The Suitability of Iron Ore for DRI depends upon the impurities, so if say 66% Haematite (=3.9% Impurities) is suitable for DRI, then you would need 68.5% Magnetite (also = 3.9% impurities.
The difference between suitable concentre and Pellets that can be used in DRI depends upon further benefaction during the pellet process. Vale, for example, claims to be able to produce a 68% Pellet using their "dry concentration technology".
Obviously, 68.5% Magnetite Ore is always worth a premium over 66% Haematite Ore as it contains more Iron.
Also, the benefaction of Magnetite is "easier" as it is magnetic and therefore magnetic separation can form part of the process.
https://ieefa.org/resources/iron-ore-quality-potential-headwind-green-steelmaking-technology-and-mining-options-are
IMHO - Glencore would sell the entire Off-Take for the "correct" price (provided that Zanaga is funded). Suddenly they have 40% of a quoted valuable mine worth $ X Billion and $ Y Billion in cash for the Off-Take.
I suspect that a Chinese consortium is in the background here. Chinese estimates, Chinese builders, Chinese Hydro,... Chinese Pellet Plant, Chinese Port builders, Chinese Finance etc.
However, foreign investment it is also political for the Chinese (e.g. Chinese Road and Bridge), so if Saudis, UAE want in to the project they will be accommodated. After all they are new BRICS members and China was very keen to recruit them.
Why not - Stage One 24 M/T, Stage 2 +36 M/T = 60 M/T ??
Indeed Jiving. But in the new "Green" future high quality iron ore will trade at an increasingly high margin, as demand will increasingly exceed supply. The current model does not take account of a widening quality premium.

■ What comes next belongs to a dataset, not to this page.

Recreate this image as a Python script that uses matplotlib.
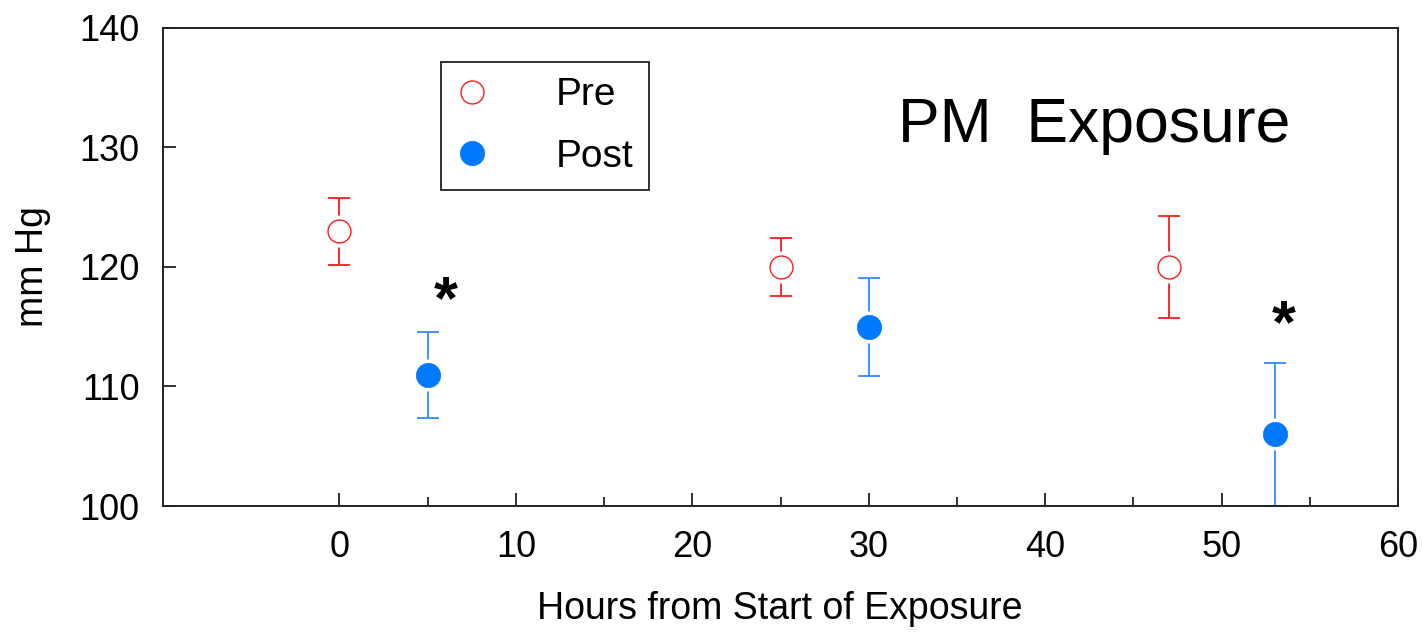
import matplotlib
matplotlib.use("Agg")
import matplotlib.pyplot as plt
import matplotlib.transforms as mtransforms
from matplotlib.ticker import MultipleLocator, FixedLocator

plt.rcParams['font.family'] = ['Liberation Sans', 'DejaVu Sans']

# blood pressure before / after exposure sessions
pre_hours = [0, 25, 47]
pre_mean = [123.0, 120.0, 120.0]
pre_err = [2.8, 2.4, 4.3]

post_hours = [5, 30, 53]
post_mean = [111.0, 115.0, 106.0]
post_err = [3.6, 4.1, 6.0]

# significance marks
star_hours = [6.0, 53.5]
star_mmhg = [118.3, 116.3]

RED = '#ff1a1a'
BLUE = '#0078ff'
BLUE_BAR = '#2b8cff'

fig = plt.figure(figsize=(14.28, 6.32), dpi=100)
ax = fig.add_axes([163 / 1428, 126 / 632, 1235 / 1428, 478 / 632])

# error bars first, then a white halo so the bars stop short of the markers
ax.errorbar(pre_hours, pre_mean, yerr=pre_err, fmt='none', ecolor=RED,
            elinewidth=1.3, capsize=8, capthick=1.3, zorder=2)
ax.errorbar(post_hours, post_mean, yerr=post_err, fmt='none', ecolor=BLUE_BAR,
            elinewidth=1.3, capsize=8, capthick=1.3, zorder=2)
ax.plot(pre_hours + post_hours, pre_mean + post_mean, 'o', ms=22,
        mfc='white', mec='white', zorder=3)
pre_line, = ax.plot(pre_hours, pre_mean, 'o', ms=16.5, mfc='white', mec=RED,
                    mew=1.0, zorder=4, label='Pre')
post_line, = ax.plot(post_hours, post_mean, 'o', ms=17.5, mfc=BLUE, mec=BLUE,
                     mew=0.5, zorder=4, label='Post')

star_tr = mtransforms.offset_copy(ax.transData, fig=fig, x=0, y=-11, units='points')
for xs, ys in zip(star_hours, star_mmhg):
    ax.text(xs, ys, '*', fontsize=44, fontweight='bold', ha='center',
            va='center', transform=star_tr, zorder=5)

ax.text(42.8, 130.5, 'PM  Exposure', fontsize=45, ha='center', va='baseline')

ax.set_xlim(-10, 60)
ax.set_ylim(100, 140)
ax.xaxis.set_major_locator(FixedLocator([0, 10, 20, 30, 40, 50, 60]))
ax.xaxis.set_minor_locator(FixedLocator([5, 15, 25, 35, 45, 55]))
ax.yaxis.set_major_locator(MultipleLocator(10))

ax.tick_params(which='both', direction='in', top=False, right=False,
               width=1.3, colors='#222222', labelcolor='black', labelsize=26)
ax.tick_params(which='major', length=9.5, pad=17)
ax.tick_params(which='minor', length=6.5)
for s in ax.spines.values():
    s.set_linewidth(1.4)
    s.set_color('#222222')

ax.set_xlabel('Hours from Start of Exposure', fontsize=27)
ax.set_ylabel('mm Hg', fontsize=27)
ax.xaxis.set_label_coords(0.4996, -0.178)
ax.yaxis.set_label_coords(-0.091, 0.50)

leg = ax.legend(handles=[pre_line, post_line], loc='upper left',
                bbox_to_anchor=(0.225, 0.929), fontsize=28, frameon=True,
                fancybox=False, edgecolor='#222222', framealpha=1,
                numpoints=1, handlelength=0.8, handletextpad=1.75,
                borderpad=0.4, labelspacing=0.65, borderaxespad=0)
leg.get_frame().set_linewidth(1.3)

fig.savefig('out.png', dpi=100, facecolor='white')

The new investor will get in at a discount to value no doubt about it.
The Valuation of $4 billion (for stages 1 and 2) assumes at 110 price for 65% Fe Concentrate. With 62% Ore at $145, 65% concentrate would be $15 to $20 higher in price say $160 to $165. At say $160 the Valuation is nearer $9 Billion.
5 May 2021
ZANAGA PROJECT DEVELOPMENT COST UPDATE AND ORE RESERVE RE-STATEMENT
https://www.lse.co.uk/rns/ZIOC/project-update-moki9qzpn8wpo92.html
Although the original numbers were done in 2014, they were re-estimated in 2021 (I think) and found to be still correct. The new estimates are "Chinese Pricing" rather than western firms so expected to be far cheaper.
Jiving - If I follow your maths correctly, you raise about 160 million new shares at about 5$ (£ 4) each raising $800 . £ £640 million. A couple of comments.

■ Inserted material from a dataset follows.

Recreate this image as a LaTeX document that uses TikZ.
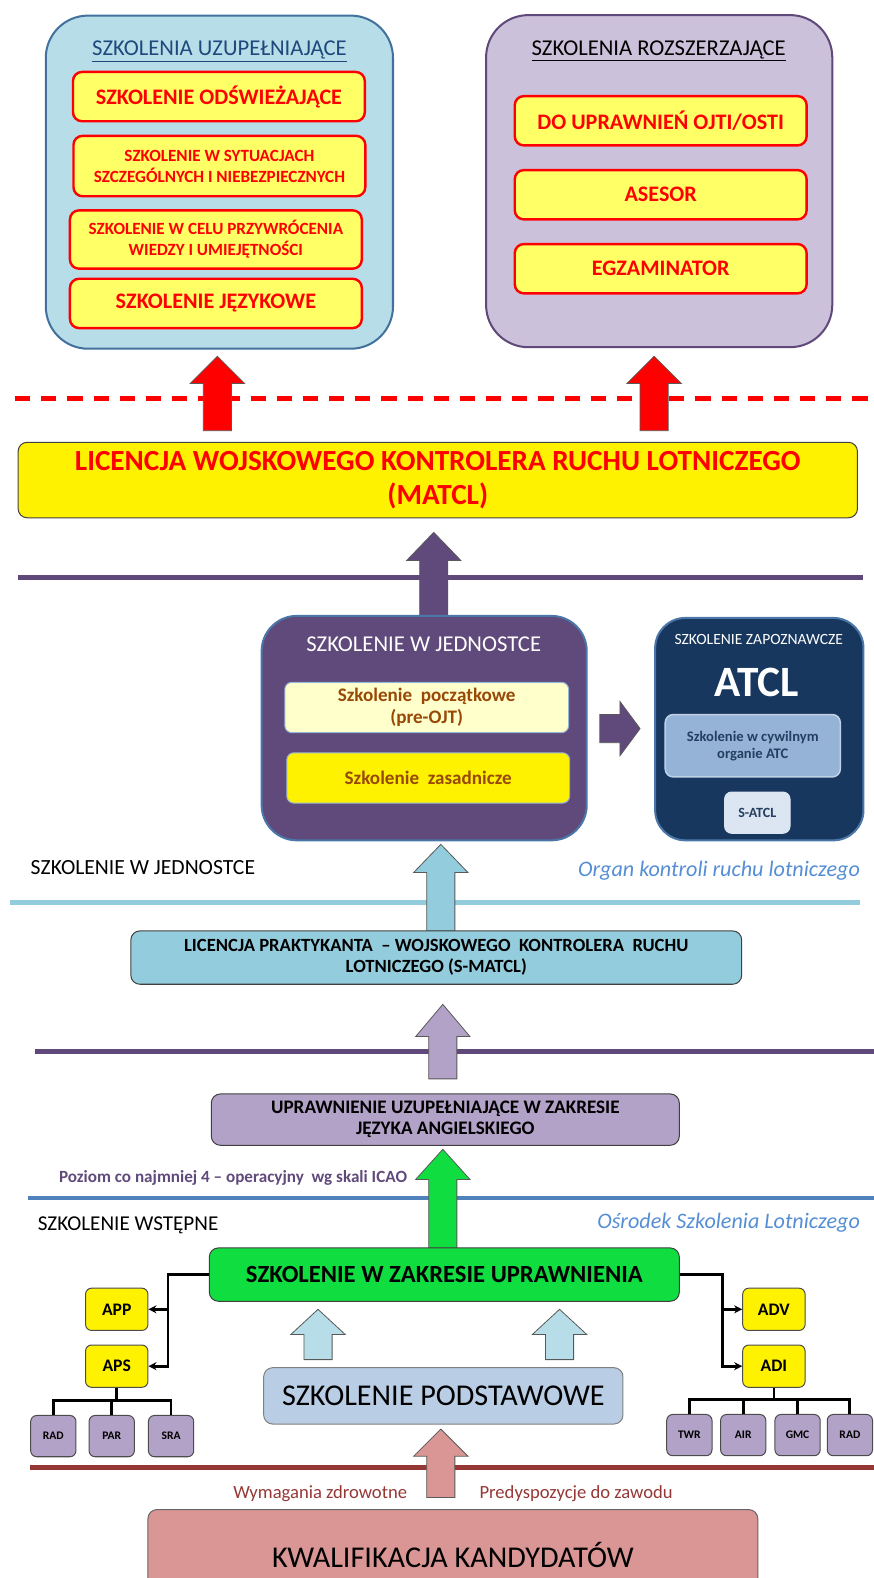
\documentclass[tikz,border=0pt]{standalone}
\usepackage{fontspec}
\setmainfont{Carlito}
\usetikzlibrary{arrows.meta}

\definecolor{uzupfill}{HTML}{B7DEE8}
\definecolor{uzupline}{HTML}{41719C}
\definecolor{titleblue}{HTML}{1F497D}
\definecolor{paleyellow}{HTML}{FFFF66}
\definecolor{rozfill}{HTML}{CCC1DA}
\definecolor{rozline}{HTML}{5F497A}
\definecolor{purp}{HTML}{604A7B}
\definecolor{unitline}{HTML}{4A76A8}
\definecolor{creamfill}{HTML}{FFFFCC}
\definecolor{brownish}{HTML}{984807}
\definecolor{steel}{HTML}{95B3D7}
\definecolor{navyfill}{HTML}{17375E}
\definecolor{navytext}{HTML}{243F60}
\definecolor{paleblue}{HTML}{DCE6F2}
\definecolor{aqua}{HTML}{93CDDD}
\definecolor{orgblue}{HTML}{558ED5}
\definecolor{lav}{HTML}{B3A2C7}
\definecolor{grass}{HTML}{10DD40}
\definecolor{lineblue}{HTML}{4F81BD}
\definecolor{podfill}{HTML}{B9CDE5}
\definecolor{iceblue}{HTML}{B7DEE8}
\definecolor{rose}{HTML}{D99694}
\definecolor{maroonish}{HTML}{953735}

\newcommand{\fsz}[2]{\fontsize{#1}{#2}\selectfont}
% block arrow pointing up: #1 foot, #2 length, #3 head length, #4 colour
\newcommand{\blockup}[4]{%
  \filldraw[fill=#4, draw=black!65, line width=0.8pt] #1 ++(-14,0) -- ++(0,{-(#2-#3)}) -- ++(-13,0)
    -- ++(27,{-#3}) -- ++(27,#3) -- ++(-13,0) -- ++(0,{#2-#3}) -- cycle;}

\tikzset{
  bigbox/.style={draw, line width=2pt, rounded corners=42pt},
  redbox/.style={draw=red, fill=paleyellow, line width=2.4pt, rounded corners=9pt, text=red, align=center,
    minimum width=290pt, inner sep=0pt, font=\fsz{22}{24}\bfseries},
  smallred/.style={redbox, font=\fsz{17}{21}\bfseries},
  band/.style={draw=black!75, line width=1pt, rounded corners=9pt, align=center, inner sep=0pt},
  sepline/.style={line width=4.5pt},
  tag/.style={draw=black!70, fill=yellow, line width=1pt, rounded corners=6pt, minimum width=62pt,
    minimum height=42pt, inner sep=0pt, font=\fsz{17.5}{20}\bfseries},
  leaf/.style={draw=black!70, fill=lav, line width=1pt, rounded corners=6pt, minimum width=45pt,
    minimum height=41pt, inner sep=0pt, font=\fsz{11.5}{14}\bfseries},
  tree/.style={line width=2.8pt},
  conn/.style={tree, -{Stealth[length=8pt,width=8pt]}}
}

\begin{document}
\begin{tikzpicture}[x=1pt,y=-1pt]
\useasboundingbox (0,0) rectangle (868,1568);

%upper boxes: further training
\node[bigbox, draw=uzupline, fill=uzupfill, minimum width=345pt, minimum height=331pt] (uzup) at (218,181) {};
\node[font=\fsz{22.5}{26}, text=titleblue] (uzuptitle) at (218,51) {\underline{SZKOLENIA UZUPEŁNIAJĄCE}};
\node[redbox, minimum height=49pt] (odsw) at (217.5,96) {SZKOLENIE ODŚWIEŻAJĄCE};
\node[smallred, minimum height=60pt] (sytu) at (218,165) {SZKOLENIE W SYTUACJACH\\SZCZEGÓLNYCH I NIEBEZPIECZNYCH};
\node[smallred, minimum height=58pt] (przyw) at (214.5,238) {SZKOLENIE W CELU PRZYWRÓCENIA\\WIEDZY I UMIEJĘTNOŚCI};
\node[redbox, minimum height=49pt] (jezyk) at (214.5,301.5) {SZKOLENIE JĘZYKOWE};

\node[bigbox, draw=rozline, fill=rozfill, minimum width=344pt, minimum height=330pt] (rozsz) at (655,180) {};
\node[font=\fsz{22.5}{26}] (rosztitle) at (654.5,50.5) {\underline{SZKOLENIA ROZSZERZAJĄCE}};
\node[redbox, minimum height=49pt] (ojti) at (656.5,120) {DO UPRAWNIEŃ OJTI/OSTI};
\node[redbox, minimum height=49pt] (asesor) at (656.5,193.5) {ASESOR};
\node[redbox, minimum height=49pt] (egzam) at (656.5,267) {EGZAMINATOR};

%licence
\draw[sepline, red, dash pattern=on 15pt off 11pt] (15,396) -- (868,396);
\node[band, fill=yellow, minimum width=834pt, minimum height=75pt, text=red, font=\fsz{29}{33}\bfseries] (matcl) at (435,477) {LICENCJA WOJSKOWEGO KONTROLERA RUCHU LOTNICZEGO\\(MATCL)};
\blockup{(216,428)}{74}{27}{red}
\blockup{(650,428)}{74}{27}{red}

%unit training
\draw[sepline, rozline] (18,574) -- (858,574);
\blockup{(431,612)}{83}{28}{purp}
\node[bigbox, draw=unitline, fill=purp, rounded corners=35pt, minimum width=323pt, minimum height=223pt] (jedn) at (421.5,723.5) {};
\node[text=white, font=\fsz{22.5}{26}] (jedntitle) at (421,640) {SZKOLENIE W JEDNOSTCE};
\node[band, draw=steel, fill=creamfill, text=brownish, minimum width=282pt, minimum height=50pt, rounded corners=7pt, font=\fsz{19}{22}\bfseries] (preojt) at (424,703) {Szkolenie \ początkowe\\(pre-OJT)};
\node[band, draw=steel, fill=yellow, text=brownish, minimum width=281pt, minimum height=50pt, rounded corners=7pt, font=\fsz{19}{22}\bfseries] (zasad) at (425.5,773) {Szkolenie \ zasadnicze};

\filldraw[fill=purp, draw=black!65, line width=0.8pt] (596,710) -- (616,710) -- (616,697) -- (636,724) -- (616,751) -- (616,738) -- (596,738) -- cycle;

\node[bigbox, draw=unitline, fill=navyfill, rounded corners=30pt, minimum width=207pt, minimum height=221pt] (atcl) at (754.5,724.5) {};
\node[text=white, font=\fsz{15.5}{18}] (zapozn) at (754,635) {SZKOLENIE ZAPOZNAWCZE};
\node[text=white, font=\fsz{43}{48}\bfseries] (atcltitle) at (752,678) {ATCL};
\node[band, draw=steel!60!white, fill=steel, text=navytext, line width=1.5pt, minimum width=174pt, minimum height=62pt, rounded corners=8pt, font=\fsz{14.5}{17}\bfseries] (cywil) at (748,741) {Szkolenie w cywilnym\\organie ATC};
\node[band, draw=paleblue, fill=paleblue, text=navytext, minimum width=65pt, minimum height=41pt, rounded corners=7pt, font=\fsz{14}{17}\bfseries] (satcl) at (752.5,807.5) {S-ATCL};

\node[anchor=west, font=\fsz{21.5}{25}] (jednlabel) at (27,862) {SZKOLENIE W JEDNOSTCE};
\node[anchor=east, text=orgblue, font=\fsz{22}{26}\itshape] (organ) at (858,865) {Organ kontroli ruchu lotniczego};

%trainee licence
\draw[sepline, aqua] (10,897) -- (855,897);
\blockup{(438,925)}{86}{28}{aqua}
\node[band, fill=aqua, minimum width=607pt, minimum height=53pt, font=\fsz{18.5}{20.5}\bfseries] (smatcl) at (433.5,951.5) {LICENCJA PRAKTYKANTA \ – WOJSKOWEGO \ KONTROLERA \ RUCHU\\LOTNICZEGO (S-MATCL)};

%english rating
\draw[sepline, rozline] (35,1045) -- (868,1045);
\blockup{(440,1072)}{74}{32}{lav}
\node[band, fill=lav, minimum width=465pt, minimum height=51pt, font=\fsz{19}{21}\bfseries] (angiel) at (442.5,1112.5) {UPRAWNIENIE UZUPEŁNIAJĄCE W ZAKRESIE\\JĘZYKA ANGIELSKIEGO};
\node[anchor=east, text=purp, font=\fsz{17}{20}\bfseries] (poziom) at (408,1170) {Poziom co najmniej 4 – operacyjny \ wg skali ICAO};

\draw[sepline, lineblue, line width=4pt] (28,1190) -- (868,1190);
\blockup{(440,1240)}{98}{30}{grass}
\node[anchor=west, font=\fsz{21}{25}] (wstep) at (34,1218) {SZKOLENIE WSTĘPNE};
\node[anchor=east, text=orgblue, font=\fsz{22}{26}\itshape] (osrodek) at (858,1215) {Ośrodek Szkolenia Lotniczego};

%initial training
\node[band, fill=grass, minimum width=467pt, minimum height=53pt, font=\fsz{24.5}{28}\bfseries] (zakres) at (441.5,1266.5) {SZKOLENIE W ZAKRESIE UPRAWNIENIA};
\node[tag] (app) at (116,1301) {APP};
\node[tag] (aps) at (116,1357.5) {APS};
\node[tag] (adv) at (769,1301) {ADV};
\node[tag] (adi) at (769,1357.5) {ADI};
\coordinate (lsplit) at (167,1266.5);
\coordinate (rsplit) at (718,1266.5);
\draw[conn] (zakres.west) -- (lsplit) |- (aps.east);
\draw[conn] (lsplit |- app.east) -- (app.east);
\draw[conn] (zakres.east) -- (rsplit) |- (adi.west);
\draw[conn] (rsplit |- adv.west) -- (adv.west);

\node[leaf] (rad) at (53,1427) {RAD};
\node[leaf] (par) at (111,1427) {PAR};
\node[leaf] (sra) at (170,1427) {SRA};
\coordinate (lbar) at (116,1392);
\draw[tree] (aps.south) -- (lbar);
\draw[tree] (rad.north) |- (lbar) -| (sra.north);
\draw[tree] (par.north) -- (par.north |- lbar);

\node[leaf] (twr) at (685,1426) {TWR};
\node[leaf] (air) at (738.5,1426) {AIR};
\node[leaf] (gmc) at (792.5,1426) {GMC};
\node[leaf] (radr) at (844.5,1426) {RAD};
\coordinate (rbar) at (769,1391);
\draw[tree] (adi.south) -- (rbar);
\draw[tree] (twr.north) |- (rbar) -| (radr.north);
\draw[tree] (air.north) -- (air.north |- rbar);
\draw[tree] (gmc.north) -- (gmc.north |- rbar);

%basic training
\node[band, draw=black!50, fill=podfill, minimum width=357pt, minimum height=56pt, font=\fsz{30}{34}] (podst) at (440.5,1387) {SZKOLENIE PODSTAWOWE};
\blockup{(316,1351)}{50}{25}{iceblue}
\blockup{(556,1351)}{50}{25}{iceblue}

%candidates
\draw[sepline, maroonish] (30,1458) -- (868,1458);
\blockup{(438,1488)}{68}{27}{rose}
\node[anchor=east, text=maroonish, font=\fsz{18.5}{21}] (zdrow) at (408,1484) {Wymagania zdrowotne};
\node[anchor=west, text=maroonish, font=\fsz{18.5}{21}] (predys) at (473,1484) {Predyspozycje do zawodu};
\node[band, draw=black!60, fill=rose, minimum width=606pt, minimum height=90pt, font=\fsz{30}{34}] (kwal) at (450,1545) {KWALIFIKACJA KANDYDATÓW};
\end{tikzpicture}
\end{document}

Firstly, there is no need to raise more than necessary, and then buy back shares, if shares are sold at £ 4 to the new partner, then the market price will rise sufficiently to keep any PI's happy.
Secondly, I suspect we will get savings of 20%, but the project will expand with cold pellet facilities (also increasing the valuation).
In any case the valuation of $ 4Billion is generously low, but then these projects tend to have low valuations until ore is exported.
In the model there are no dividends for many years as Stage one cash flows are used to pay for Stage 2 capex.
FWIW - The RNS for 3rd Tranche is necessary to announce the listing, so they could be already sold.
IMHO - Selling anything cheaply isn't something Glencore would ever do ! - Neither is it necessary as those in the business know that the potential value here will be massive. Climate change policy will mean that importers of Steel will impose large tariffs (and eventually outright bans on steel that is not "Green"). Using hydro electricity and cold pellet technology will ensure that Zanaga product can be sold at the highest prices.
A possibility is that the royalty is due on the value of the Iron Ore out of the ground (if sold before benefaction).
In the Edison valuations they had a Royalty of 3% on a Price of $90 estimated at $ 2.7 / Tonne . On $70 this would be $ 2.1 - so I don't know what deductions they allow to get to $1.3 (Stage 1) or $1.7 (Stage 2).
The Glencore "Marketing Agreement" is as I understand it an Off-Take not a Royalty.
China props up iron ore
https://www.proactiveinvestors.co.uk/companies/news/1037446/china-props-up-iron-ore-defies-global-economic-slowdown-1037446.html
Iron Ore Futures were up 5.5% today as well. January Iron Ore 62% Fe now 144.16 (+7.79).